Editor’s note: This week is Android Primer Week here at Applause where we will be looking at everything coming down the pipe for the Android community and app development.

Android developers always play catch up. But that may be about to change.

Over the past six years, Google has released a new version of its Android mobile operating system once or twice a year. Then most everybody that makes Android smartphones, tablets and apps had to scramble. Google gave developers no lead time, no advanced warning that a new version of Android was about to drop. Three to six months would pass before state-of-the-art Android smartphones and apps were optimized to the newest version.

In 2014, Google is finally breaking this cycle of release and scramble. Instead of unveiling the new version of Android and making it immediately available to the public, Google has released Android into a beta period—a developer preview—where app makers and manufacturers can build new devices and apps before the new version of Android is officially ready for the public.

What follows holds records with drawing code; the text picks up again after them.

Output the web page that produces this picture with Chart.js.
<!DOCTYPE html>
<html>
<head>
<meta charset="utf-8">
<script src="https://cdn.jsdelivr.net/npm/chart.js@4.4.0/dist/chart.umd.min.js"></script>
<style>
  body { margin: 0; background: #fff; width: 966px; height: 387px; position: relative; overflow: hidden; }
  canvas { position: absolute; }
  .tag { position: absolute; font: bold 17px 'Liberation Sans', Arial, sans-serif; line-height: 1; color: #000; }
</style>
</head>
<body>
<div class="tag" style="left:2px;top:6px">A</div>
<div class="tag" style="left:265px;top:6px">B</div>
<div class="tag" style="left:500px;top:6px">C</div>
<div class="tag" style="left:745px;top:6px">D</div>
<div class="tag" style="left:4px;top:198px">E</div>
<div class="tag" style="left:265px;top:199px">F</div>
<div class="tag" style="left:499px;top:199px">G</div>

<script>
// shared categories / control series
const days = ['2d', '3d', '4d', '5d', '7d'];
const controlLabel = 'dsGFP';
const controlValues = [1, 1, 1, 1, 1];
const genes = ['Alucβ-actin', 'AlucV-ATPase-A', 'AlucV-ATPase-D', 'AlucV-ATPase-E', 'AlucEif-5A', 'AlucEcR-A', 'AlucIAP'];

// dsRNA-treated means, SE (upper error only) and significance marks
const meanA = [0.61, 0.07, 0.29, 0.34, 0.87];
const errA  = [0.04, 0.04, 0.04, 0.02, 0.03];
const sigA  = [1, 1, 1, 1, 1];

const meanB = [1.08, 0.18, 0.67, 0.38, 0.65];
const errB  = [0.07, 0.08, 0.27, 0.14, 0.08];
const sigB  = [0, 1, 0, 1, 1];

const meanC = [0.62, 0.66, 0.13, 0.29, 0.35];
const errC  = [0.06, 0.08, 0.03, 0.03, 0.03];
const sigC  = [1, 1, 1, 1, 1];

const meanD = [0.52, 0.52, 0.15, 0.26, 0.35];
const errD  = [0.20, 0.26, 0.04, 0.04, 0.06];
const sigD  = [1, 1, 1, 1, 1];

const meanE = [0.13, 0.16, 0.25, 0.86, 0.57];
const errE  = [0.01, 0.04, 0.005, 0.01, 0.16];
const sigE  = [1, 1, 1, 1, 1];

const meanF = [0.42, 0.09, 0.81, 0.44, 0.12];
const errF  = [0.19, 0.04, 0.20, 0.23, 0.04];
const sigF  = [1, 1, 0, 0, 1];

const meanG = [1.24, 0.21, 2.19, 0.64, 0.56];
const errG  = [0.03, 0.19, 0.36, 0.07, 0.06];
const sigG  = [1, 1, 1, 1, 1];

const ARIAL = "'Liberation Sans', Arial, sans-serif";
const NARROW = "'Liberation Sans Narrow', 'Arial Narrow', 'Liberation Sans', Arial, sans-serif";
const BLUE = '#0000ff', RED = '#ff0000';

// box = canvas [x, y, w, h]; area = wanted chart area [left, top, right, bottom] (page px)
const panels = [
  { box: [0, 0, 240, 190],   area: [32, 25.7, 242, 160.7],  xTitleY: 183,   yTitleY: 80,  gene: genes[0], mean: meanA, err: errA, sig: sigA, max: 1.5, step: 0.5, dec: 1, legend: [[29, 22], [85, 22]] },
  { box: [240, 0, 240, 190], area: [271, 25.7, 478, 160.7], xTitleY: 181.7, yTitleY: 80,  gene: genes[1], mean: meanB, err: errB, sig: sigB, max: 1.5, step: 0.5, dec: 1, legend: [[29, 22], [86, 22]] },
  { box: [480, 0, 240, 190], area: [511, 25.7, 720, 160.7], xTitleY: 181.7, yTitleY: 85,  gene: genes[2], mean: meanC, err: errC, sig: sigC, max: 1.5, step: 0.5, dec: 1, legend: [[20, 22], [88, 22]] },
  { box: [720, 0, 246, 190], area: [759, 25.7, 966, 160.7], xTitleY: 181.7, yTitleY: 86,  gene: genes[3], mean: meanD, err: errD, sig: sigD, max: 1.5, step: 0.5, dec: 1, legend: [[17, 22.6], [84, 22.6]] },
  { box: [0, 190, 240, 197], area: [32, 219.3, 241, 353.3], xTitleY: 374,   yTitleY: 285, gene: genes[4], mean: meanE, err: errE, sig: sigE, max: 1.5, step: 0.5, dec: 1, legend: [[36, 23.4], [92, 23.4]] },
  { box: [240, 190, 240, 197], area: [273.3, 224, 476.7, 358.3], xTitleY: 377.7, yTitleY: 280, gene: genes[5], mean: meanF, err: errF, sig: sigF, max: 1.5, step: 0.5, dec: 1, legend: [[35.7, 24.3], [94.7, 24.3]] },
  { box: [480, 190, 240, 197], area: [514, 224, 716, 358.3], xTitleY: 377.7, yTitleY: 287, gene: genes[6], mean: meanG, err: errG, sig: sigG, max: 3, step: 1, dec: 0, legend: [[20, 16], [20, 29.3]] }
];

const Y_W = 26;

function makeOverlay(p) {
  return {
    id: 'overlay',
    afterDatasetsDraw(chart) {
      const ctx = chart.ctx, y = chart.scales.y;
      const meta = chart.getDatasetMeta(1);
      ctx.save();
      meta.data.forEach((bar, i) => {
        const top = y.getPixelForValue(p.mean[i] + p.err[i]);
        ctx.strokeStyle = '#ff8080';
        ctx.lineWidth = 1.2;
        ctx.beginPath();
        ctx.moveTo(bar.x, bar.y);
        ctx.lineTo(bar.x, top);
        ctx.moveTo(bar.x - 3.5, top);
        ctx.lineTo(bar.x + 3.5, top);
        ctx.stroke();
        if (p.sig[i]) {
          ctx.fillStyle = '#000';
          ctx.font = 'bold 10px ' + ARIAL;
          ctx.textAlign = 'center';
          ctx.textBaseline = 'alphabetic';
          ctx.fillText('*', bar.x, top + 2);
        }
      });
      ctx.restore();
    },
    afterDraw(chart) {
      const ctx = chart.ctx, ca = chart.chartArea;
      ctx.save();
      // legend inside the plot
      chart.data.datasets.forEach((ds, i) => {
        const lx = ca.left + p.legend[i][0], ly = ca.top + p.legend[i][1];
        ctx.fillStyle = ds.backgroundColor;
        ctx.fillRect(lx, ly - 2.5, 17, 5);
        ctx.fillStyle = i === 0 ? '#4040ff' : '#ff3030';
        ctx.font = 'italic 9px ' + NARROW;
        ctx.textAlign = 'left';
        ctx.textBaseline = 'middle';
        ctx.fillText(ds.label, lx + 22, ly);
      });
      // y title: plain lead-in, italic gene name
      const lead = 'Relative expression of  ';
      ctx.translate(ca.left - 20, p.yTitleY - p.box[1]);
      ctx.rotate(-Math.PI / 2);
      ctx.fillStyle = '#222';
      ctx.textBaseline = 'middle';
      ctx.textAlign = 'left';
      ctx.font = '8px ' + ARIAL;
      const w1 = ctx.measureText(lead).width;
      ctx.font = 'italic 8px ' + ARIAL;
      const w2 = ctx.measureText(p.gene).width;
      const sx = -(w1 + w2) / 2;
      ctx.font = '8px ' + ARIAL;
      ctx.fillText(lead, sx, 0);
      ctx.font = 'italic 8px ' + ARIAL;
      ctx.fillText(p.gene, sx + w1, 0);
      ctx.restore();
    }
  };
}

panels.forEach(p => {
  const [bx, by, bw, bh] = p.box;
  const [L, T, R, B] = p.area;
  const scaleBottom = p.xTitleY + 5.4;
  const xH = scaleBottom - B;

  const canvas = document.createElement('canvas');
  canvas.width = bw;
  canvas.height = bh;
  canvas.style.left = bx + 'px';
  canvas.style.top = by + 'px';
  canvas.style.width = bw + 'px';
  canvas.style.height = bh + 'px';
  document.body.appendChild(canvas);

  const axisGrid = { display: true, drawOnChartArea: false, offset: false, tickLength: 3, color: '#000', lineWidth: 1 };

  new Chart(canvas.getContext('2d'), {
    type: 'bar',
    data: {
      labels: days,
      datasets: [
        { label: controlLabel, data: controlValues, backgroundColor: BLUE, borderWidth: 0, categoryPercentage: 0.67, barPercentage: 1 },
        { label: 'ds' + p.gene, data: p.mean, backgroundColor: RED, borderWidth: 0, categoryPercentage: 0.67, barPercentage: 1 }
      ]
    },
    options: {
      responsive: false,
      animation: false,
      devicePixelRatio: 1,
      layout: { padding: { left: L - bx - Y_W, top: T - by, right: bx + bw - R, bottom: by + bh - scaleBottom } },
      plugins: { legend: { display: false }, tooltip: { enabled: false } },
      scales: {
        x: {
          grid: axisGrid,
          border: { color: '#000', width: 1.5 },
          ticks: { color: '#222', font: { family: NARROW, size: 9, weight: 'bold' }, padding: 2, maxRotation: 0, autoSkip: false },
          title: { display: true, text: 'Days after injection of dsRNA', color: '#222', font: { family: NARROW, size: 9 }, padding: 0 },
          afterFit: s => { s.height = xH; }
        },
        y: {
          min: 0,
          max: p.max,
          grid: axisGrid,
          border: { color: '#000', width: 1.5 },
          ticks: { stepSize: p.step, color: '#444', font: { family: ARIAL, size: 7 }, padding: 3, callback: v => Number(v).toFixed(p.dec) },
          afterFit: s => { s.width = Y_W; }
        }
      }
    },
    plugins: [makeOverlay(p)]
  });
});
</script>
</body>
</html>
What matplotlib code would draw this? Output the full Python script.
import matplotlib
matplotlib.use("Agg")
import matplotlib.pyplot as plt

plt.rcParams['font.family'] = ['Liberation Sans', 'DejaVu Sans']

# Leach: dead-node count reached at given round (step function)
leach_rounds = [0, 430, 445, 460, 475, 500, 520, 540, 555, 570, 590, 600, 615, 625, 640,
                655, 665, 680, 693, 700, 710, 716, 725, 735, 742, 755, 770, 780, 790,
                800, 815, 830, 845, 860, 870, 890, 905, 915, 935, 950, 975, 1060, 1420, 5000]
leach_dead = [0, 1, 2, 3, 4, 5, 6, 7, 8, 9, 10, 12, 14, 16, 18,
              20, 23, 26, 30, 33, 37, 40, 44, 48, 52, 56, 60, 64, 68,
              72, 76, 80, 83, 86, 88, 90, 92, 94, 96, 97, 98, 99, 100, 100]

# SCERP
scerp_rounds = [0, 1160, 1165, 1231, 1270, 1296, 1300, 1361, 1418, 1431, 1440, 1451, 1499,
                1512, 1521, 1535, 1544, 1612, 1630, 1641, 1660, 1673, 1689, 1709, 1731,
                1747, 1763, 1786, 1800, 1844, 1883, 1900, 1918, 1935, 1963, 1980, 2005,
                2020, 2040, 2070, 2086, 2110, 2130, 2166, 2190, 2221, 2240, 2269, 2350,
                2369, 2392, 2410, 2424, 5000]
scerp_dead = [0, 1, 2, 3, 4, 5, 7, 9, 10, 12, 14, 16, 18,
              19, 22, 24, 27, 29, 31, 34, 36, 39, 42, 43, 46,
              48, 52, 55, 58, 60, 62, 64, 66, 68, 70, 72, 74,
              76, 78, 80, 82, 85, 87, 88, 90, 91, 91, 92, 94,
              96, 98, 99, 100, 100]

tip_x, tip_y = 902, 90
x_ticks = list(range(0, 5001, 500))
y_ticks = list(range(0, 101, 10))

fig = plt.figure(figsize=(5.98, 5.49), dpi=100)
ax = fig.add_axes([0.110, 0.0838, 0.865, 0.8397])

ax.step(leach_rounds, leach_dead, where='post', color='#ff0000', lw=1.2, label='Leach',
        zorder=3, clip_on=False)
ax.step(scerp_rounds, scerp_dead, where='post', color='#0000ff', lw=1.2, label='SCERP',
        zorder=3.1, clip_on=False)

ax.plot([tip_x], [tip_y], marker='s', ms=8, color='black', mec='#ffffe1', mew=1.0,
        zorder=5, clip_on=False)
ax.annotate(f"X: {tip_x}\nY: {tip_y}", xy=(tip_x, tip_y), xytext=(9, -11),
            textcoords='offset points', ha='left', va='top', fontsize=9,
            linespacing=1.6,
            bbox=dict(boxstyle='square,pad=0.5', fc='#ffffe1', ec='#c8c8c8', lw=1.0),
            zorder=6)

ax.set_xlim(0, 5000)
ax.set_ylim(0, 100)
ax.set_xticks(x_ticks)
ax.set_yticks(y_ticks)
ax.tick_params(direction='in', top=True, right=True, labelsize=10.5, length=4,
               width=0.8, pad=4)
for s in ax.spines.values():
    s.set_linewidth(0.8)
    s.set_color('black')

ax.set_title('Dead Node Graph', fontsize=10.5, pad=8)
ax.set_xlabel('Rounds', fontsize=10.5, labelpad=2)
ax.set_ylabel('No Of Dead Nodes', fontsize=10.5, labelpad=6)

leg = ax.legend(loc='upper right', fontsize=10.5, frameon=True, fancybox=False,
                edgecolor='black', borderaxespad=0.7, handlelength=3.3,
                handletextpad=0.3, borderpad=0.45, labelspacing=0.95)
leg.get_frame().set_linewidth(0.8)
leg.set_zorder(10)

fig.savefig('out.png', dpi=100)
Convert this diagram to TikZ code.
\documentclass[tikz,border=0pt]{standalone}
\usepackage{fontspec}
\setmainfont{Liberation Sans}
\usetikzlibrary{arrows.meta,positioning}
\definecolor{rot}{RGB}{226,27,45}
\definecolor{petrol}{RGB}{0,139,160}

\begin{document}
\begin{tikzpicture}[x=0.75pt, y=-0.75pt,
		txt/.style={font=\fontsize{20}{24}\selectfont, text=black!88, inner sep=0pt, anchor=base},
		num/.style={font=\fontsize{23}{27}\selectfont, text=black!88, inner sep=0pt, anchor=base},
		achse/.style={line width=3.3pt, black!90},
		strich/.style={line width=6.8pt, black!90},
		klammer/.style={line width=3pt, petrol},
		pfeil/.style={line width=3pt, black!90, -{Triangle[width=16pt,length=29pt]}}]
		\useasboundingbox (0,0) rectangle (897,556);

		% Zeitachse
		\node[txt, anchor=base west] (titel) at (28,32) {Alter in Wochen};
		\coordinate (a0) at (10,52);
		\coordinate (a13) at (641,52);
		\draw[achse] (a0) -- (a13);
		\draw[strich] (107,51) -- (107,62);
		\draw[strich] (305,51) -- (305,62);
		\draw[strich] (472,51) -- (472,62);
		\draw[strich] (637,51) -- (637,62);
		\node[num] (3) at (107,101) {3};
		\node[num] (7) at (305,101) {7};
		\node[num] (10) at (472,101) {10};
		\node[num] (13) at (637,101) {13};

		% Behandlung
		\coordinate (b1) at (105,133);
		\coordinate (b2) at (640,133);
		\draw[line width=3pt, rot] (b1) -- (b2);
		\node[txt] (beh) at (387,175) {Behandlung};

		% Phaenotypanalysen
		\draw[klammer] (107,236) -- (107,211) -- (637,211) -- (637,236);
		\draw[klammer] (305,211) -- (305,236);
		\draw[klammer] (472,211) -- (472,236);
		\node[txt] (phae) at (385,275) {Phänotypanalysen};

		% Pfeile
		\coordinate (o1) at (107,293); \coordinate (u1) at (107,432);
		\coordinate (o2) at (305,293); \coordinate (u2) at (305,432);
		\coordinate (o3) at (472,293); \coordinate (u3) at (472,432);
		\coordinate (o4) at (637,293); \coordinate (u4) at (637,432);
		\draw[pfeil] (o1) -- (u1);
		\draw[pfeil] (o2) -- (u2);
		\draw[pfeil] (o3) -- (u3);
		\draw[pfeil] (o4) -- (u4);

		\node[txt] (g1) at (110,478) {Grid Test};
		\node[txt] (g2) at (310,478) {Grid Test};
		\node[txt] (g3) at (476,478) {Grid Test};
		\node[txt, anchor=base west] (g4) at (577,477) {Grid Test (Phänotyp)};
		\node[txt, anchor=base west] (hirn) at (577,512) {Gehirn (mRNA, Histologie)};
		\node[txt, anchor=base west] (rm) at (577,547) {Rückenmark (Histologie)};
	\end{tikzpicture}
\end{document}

It is a simple tactic that both Apple and Microsoft use for iOS and Windows Phone and should ease the burden on the entire Android ecosystem.

Android L—as the beta period is called—should go live in the autumn this year. Last year Google announced Android 4.4 KitKit on October 31st. The “L” Preview looks like it could be on a similar timeframe after being unveiled at Google’s I/O developer conference in late June.

Why Android “L?” Google names each successive version of Android after a dessert in alphabetical order (Gingerbread, Honeycomb, Ice Cream Sandwich, Jelly Bean, KitKat), so Android L will be a tasty treat, maybe Lollipop or Lemon Pie.

Android is beginning to be defined not just by what it can and cannot do on smartphones and tablets, but on any variety of devices. Google has announced various extensions of Android, such as the new Android TV, Android Wear, Android Auto and Google Fit. We will focus on the varying aspects of Android this week, starting today with the L Preview.